Marijuana’s sober sibling “hemp” — used for millennia as a food, fuel, and fiber — returns to American fields this year in another sign of the end of prohibition.
The State of Colorado — which legalized hemp farming at the ballot in 2012 — closed the application period for hemp farmers this week, and roughly, 1,300 acres of the drought-resistant, tough, cane-like plant could be sown, reports state. America has a half-billion dollar hemp industry for hemp oil, seeds, and fiber — and that is despite a federal war on marijuana and hemp which has prevented its legal, domestic cultivation. US hemp revenue is handed over to importers from Canada and China.

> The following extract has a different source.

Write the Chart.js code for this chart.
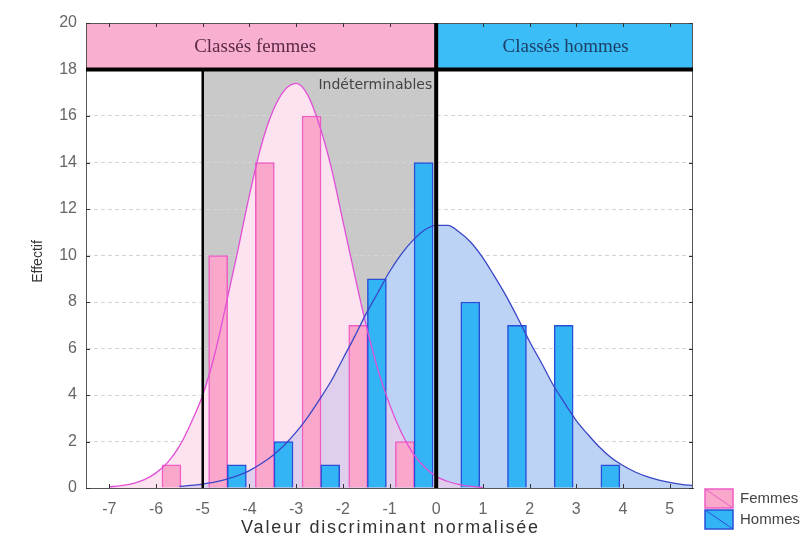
<!DOCTYPE html>
<html>
<head>
<meta charset="utf-8">
<script src="https://cdn.jsdelivr.net/npm/chart.js@4.4.0/dist/chart.umd.min.js"></script>
<style>
    html, body { margin: 0; padding: 0; background: #fff; }
</style>
</head>
<body>
<canvas id="histChart" width="808" height="543"></canvas>
<script>
// bins of width 1, given by their left edge
const BIN_STARTS = [-6, -5, -4, -3, -2, -1, 0, 1, 2, 3];
const FEMMES_COUNTS = [1, 10, 14, 16, 7, 2, 0, 0, 0, 0];
const HOMMES_COUNTS = [0, 1, 2, 1, 9, 14, 8, 7, 7, 1];

// fitted normal curves
const FEMMES_CURVE_X = [-7, -6.75, -6.5, -6.25, -6, -5.75, -5.5, -5.25, -5, -4.75, -4.5, -4.25, -4, -3.75, -3.5, -3.25,
    -3, -2.75, -2.5, -2.25, -2, -1.75, -1.5, -1.25, -1, -0.75, -0.5, -0.25, 0, 0.25, 0.5, 0.75, 1];
const FEMMES_CURVE_Y = [0.05, 0.1, 0.19, 0.36, 0.65, 1.1, 1.8, 2.8, 4.0, 5.7, 7.9, 10.2, 12.6, 14.7, 16.2, 17.1,
    17.4, 16.9, 15.6, 13.8, 11.5, 9.2, 7.0, 5.1, 3.6, 2.4, 1.5, 0.9, 0.5, 0.28, 0.15, 0.07, 0.03];
const HOMMES_CURVE_X = [-5.5, -5.25, -5, -4.75, -4.5, -4.25, -4, -3.75, -3.5, -3.25, -3, -2.75, -2.5, -2.25, -2, -1.75,
    -1.5, -1.25, -1, -0.75, -0.5, -0.25, 0, 0.25, 0.5, 0.75, 1, 1.25, 1.5, 1.75, 2, 2.25, 2.5, 2.75, 3, 3.25, 3.5,
    3.75, 4, 4.25, 4.5, 4.75, 5, 5.25, 5.5];
const HOMMES_CURVE_Y = [0.07, 0.11, 0.17, 0.25, 0.37, 0.53, 0.75, 1.04, 1.4, 1.85, 2.4, 3.05, 3.8, 4.6, 5.55, 6.5,
    7.5, 8.4, 9.3, 10.05, 10.65, 11.1, 11.3, 11.3, 11.0, 10.55, 9.9, 9.1, 8.25, 7.3, 6.3, 5.4, 4.45, 3.65, 2.9, 2.3, 1.75,
    1.3, 0.97, 0.7, 0.5, 0.35, 0.24, 0.16, 0.1];

const X_TICKS = [-7, -6, -5, -4, -3, -2, -1, 0, 1, 2, 3, 4, 5];
const Y_TICKS = [0, 2, 4, 6, 8, 10, 12, 14, 16, 18, 20];

const SERIES_NAMES = ['Femmes', 'Hommes'];
const BAND_LABELS = ['Classés femmes', 'Classés hommes'];
const ZONE_LABEL = 'Indéterminables';
const X_TITLE = 'Valeur discriminant normalisée';
const Y_TITLE = 'Effectif';

// decision limits
const FEMMES_LIMIT = -5;
const CUT_POINT = 0;
const BAND_FLOOR = 18;

const PINK = { bar: '#f9a8cc', edge: '#ee5cc4', line: '#e24fd6', band: '#f9afd0', text: '#5b2a48' };
const BLUE = { bar: '#33b5f5', edge: '#2a4fd6', line: '#3a46c8', band: '#3bbdf7', text: '#1d3f66' };

Chart.defaults.font.family = '"Liberation Sans", Arial, sans-serif';

function toPoints(xs, ys) {
    return xs.map((x, i) => ({ x: x, y: ys[i] }));
}

// bars sit side by side inside each bin
function toBars(counts, offset) {
    return BIN_STARTS.map((b, i) => ({ x: b + offset, y: counts[i] })).filter(p => p.y > 0);
}

const femmesCurve = toPoints(FEMMES_CURVE_X, FEMMES_CURVE_Y);
const hommesCurve = toPoints(HOMMES_CURVE_X, HOMMES_CURVE_Y);

const decorPlugin = {
    id: 'decor',
    beforeDraw(chart) {
        const { ctx, chartArea: a, scales: { x, y } } = chart;
        ctx.save();
        ctx.fillStyle = '#fff';
        ctx.fillRect(0, 0, chart.width, chart.height);

        // grey "undetermined" zone
        let x1 = x.getPixelForValue(FEMMES_LIMIT), x2 = x.getPixelForValue(CUT_POINT);
        let yb = y.getPixelForValue(BAND_FLOOR);
        ctx.fillStyle = '#c9c9c9';
        ctx.fillRect(x1, yb, x2 - x1, a.bottom - yb);

        // top bands
        ctx.fillStyle = PINK.band;
        ctx.fillRect(a.left, a.top, x2 - a.left, yb - a.top);
        ctx.fillStyle = BLUE.band;
        ctx.fillRect(x2, a.top, a.right - x2, yb - a.top);
        ctx.restore();
    },
    afterDatasetsDraw(chart) {
        const { ctx, chartArea: a, scales: { x, y } } = chart;
        const x1 = x.getPixelForValue(FEMMES_LIMIT), x2 = x.getPixelForValue(CUT_POINT);
        const yb = y.getPixelForValue(BAND_FLOOR);
        ctx.save();

        // frame (top and right)
        ctx.strokeStyle = '#555';
        ctx.lineWidth = 1;
        ctx.beginPath();
        ctx.moveTo(a.left, a.top + 0.5);
        ctx.lineTo(a.right - 0.5, a.top + 0.5);
        ctx.lineTo(a.right - 0.5, a.bottom);
        ctx.stroke();

        // small inward ticks
        ctx.strokeStyle = '#333';
        ctx.beginPath();
        X_TICKS.forEach(v => {
            const px = Math.round(x.getPixelForValue(v)) + 0.5;
            ctx.moveTo(px, a.bottom); ctx.lineTo(px, a.bottom - 4);
            ctx.moveTo(px, a.top); ctx.lineTo(px, a.top + 4);
        });
        Y_TICKS.forEach(v => {
            const py = Math.round(y.getPixelForValue(v)) + 0.5;
            ctx.moveTo(a.left, py); ctx.lineTo(a.left + 4, py);
            ctx.moveTo(a.right, py); ctx.lineTo(a.right - 4, py);
        });
        ctx.stroke();

        // thick limit lines
        ctx.strokeStyle = '#000';
        ctx.lineWidth = 4;
        ctx.beginPath();
        ctx.moveTo(a.left, yb); ctx.lineTo(a.right, yb);
        ctx.moveTo(x2, a.top); ctx.lineTo(x2, a.bottom);
        ctx.stroke();
        ctx.lineWidth = 2.5;
        ctx.beginPath();
        ctx.moveTo(x1, yb); ctx.lineTo(x1, a.bottom);
        ctx.stroke();

        // band texts
        const bandMid = (a.top + yb) / 2;
        ctx.font = '19px "Liberation Serif", serif';
        ctx.textAlign = 'center';
        ctx.textBaseline = 'middle';
        ctx.fillStyle = PINK.text;
        ctx.fillText(BAND_LABELS[0], (a.left + x2) / 2 - 6, bandMid + 1);
        ctx.fillStyle = BLUE.text;
        ctx.fillText(BAND_LABELS[1], (x2 + a.right) / 2 + 1, bandMid + 1);

        ctx.font = '14px "DejaVu Sans", sans-serif';
        ctx.textAlign = 'right';
        ctx.fillStyle = '#444';
        ctx.fillText(ZONE_LABEL, x2 - 4, y.getPixelForValue(17.3));
        ctx.restore();
    },
    afterDraw(chart) {
        const { ctx, chartArea: a } = chart;
        ctx.save();
        // axis titles
        ctx.fillStyle = '#333';
        ctx.textAlign = 'center';
        ctx.textBaseline = 'middle';
        ctx.font = '18px "Liberation Sans", Arial, sans-serif';
        ctx.letterSpacing = '1.8px';
        ctx.fillText(X_TITLE, (a.left + a.right) / 2 + 1, 528);
        ctx.letterSpacing = '0px';
        ctx.font = '14px "Liberation Sans", Arial, sans-serif';
        ctx.translate(38, (a.top + a.bottom) / 2 + 6);
        ctx.rotate(-Math.PI / 2);
        ctx.fillText(Y_TITLE, 0, 0);
        ctx.restore();

        // legend
        ctx.save();
        const items = [PINK, BLUE];
        items.forEach((c, i) => {
            const bx = 705, by = 489 + i * 21, bw = 28, bh = 19;
            ctx.fillStyle = c.bar;
            ctx.fillRect(bx, by, bw, bh);
            ctx.strokeStyle = c.edge;
            ctx.lineWidth = 1.5;
            ctx.strokeRect(bx, by, bw, bh);
            ctx.lineWidth = 1;
            ctx.beginPath();
            ctx.moveTo(bx, by); ctx.lineTo(bx + bw, by + bh);
            ctx.stroke();
            ctx.fillStyle = '#444';
            ctx.font = '15px "Liberation Sans", Arial, sans-serif';
            ctx.textAlign = 'left';
            ctx.textBaseline = 'middle';
            ctx.fillText(SERIES_NAMES[i], bx + 35, by + bh / 2);
        });
        ctx.restore();
    }
};

const curveBase = { type: 'line', pointRadius: 0, cubicInterpolationMode: 'monotone' };

new Chart(document.getElementById('histChart').getContext('2d'), {
    type: 'bar',
    data: {
        datasets: [
            // white mask so the pink fill stays light over the grey zone
            { ...curveBase, label: 'mask', data: femmesCurve, fill: 'origin', backgroundColor: '#ffffff',
              borderColor: 'rgba(0,0,0,0)', borderWidth: 0, order: 10 },
            { ...curveBase, label: 'hommes fill', data: hommesCurve, fill: 'origin', backgroundColor: '#bcd3f6',
              borderColor: 'rgba(0,0,0,0)', borderWidth: 0, order: 9 },
            { ...curveBase, label: 'femmes fill', data: femmesCurve, fill: 'origin', backgroundColor: 'rgba(251,202,228,0.55)',
              borderColor: 'rgba(0,0,0,0)', borderWidth: 0, order: 8 },
            { label: SERIES_NAMES[0], data: toBars(FEMMES_COUNTS, 0.33), backgroundColor: PINK.bar,
              borderColor: PINK.edge, borderWidth: 1.5, order: 5 },
            { label: SERIES_NAMES[1], data: toBars(HOMMES_COUNTS, 0.73), backgroundColor: BLUE.bar,
              borderColor: BLUE.edge, borderWidth: 1.5, order: 4 },
            { ...curveBase, label: 'femmes curve', data: femmesCurve, fill: false, borderColor: PINK.line,
              borderWidth: 1.3, order: 2 },
            { ...curveBase, label: 'hommes curve', data: hommesCurve, fill: false, borderColor: BLUE.line,
              borderWidth: 1.3, order: 1 }
        ]
    },
    options: {
        responsive: false,
        animation: false,
        grouped: false,
        barThickness: 19,
        layout: { padding: { top: 23, right: 115, left: 0, bottom: 0 } },
        plugins: {
            legend: { display: false },
            tooltip: { enabled: false }
        },
        scales: {
            x: {
                type: 'linear',
                min: -7.5,
                max: 5.5,
                offset: false,
                grid: { display: false, drawTicks: false },
                border: { display: true, color: '#555', width: 1 },
                ticks: { color: '#666', padding: 12, font: { size: 16 } },
                afterBuildTicks: s => { s.ticks = X_TICKS.map(v => ({ value: v })); },
                afterFit: s => { s.height = 55; }
            },
            y: {
                min: 0,
                max: 20,
                grid: {
                    drawTicks: false,
                    color: c => (c.tick && [0, 18, 20].includes(c.tick.value)) ? 'rgba(0,0,0,0)' : '#d4d4d4'
                },
                border: { display: true, color: '#555', width: 1, dash: [4, 3] },
                ticks: { color: '#666', padding: 9, font: { size: 16 } },
                afterBuildTicks: s => { s.ticks = Y_TICKS.map(v => ({ value: v })); },
                afterFit: s => { s.width = 86; }
            }
        }
    },
    plugins: [decorPlugin]
});
</script>
</body>
</html>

But that is ending. The massive US Farm Bill passed this year green-lights hemp research in any states allowing it, and states are lining up to do so. Even Republican know-nothing Mitch McConnell is welcoming hemp back into its former home of Kentucky.
Colorado farmers had to smuggle in seeds for this year’s hemp crop — which won’t get you high. Hemp farmers technically face felony federal marijuana cultivation charges, but that seems unlikely. A more real concern is cross-pollination.
Pollen from hemp fields can travel as far as three miles and — ironically — pollinate and destroy batches of consumer marijuana, which is an all-female crop that must remain unfertilized through harvesting. In other words, the dawn of “hemp districts” and “cannabis-only districts” seems imminent.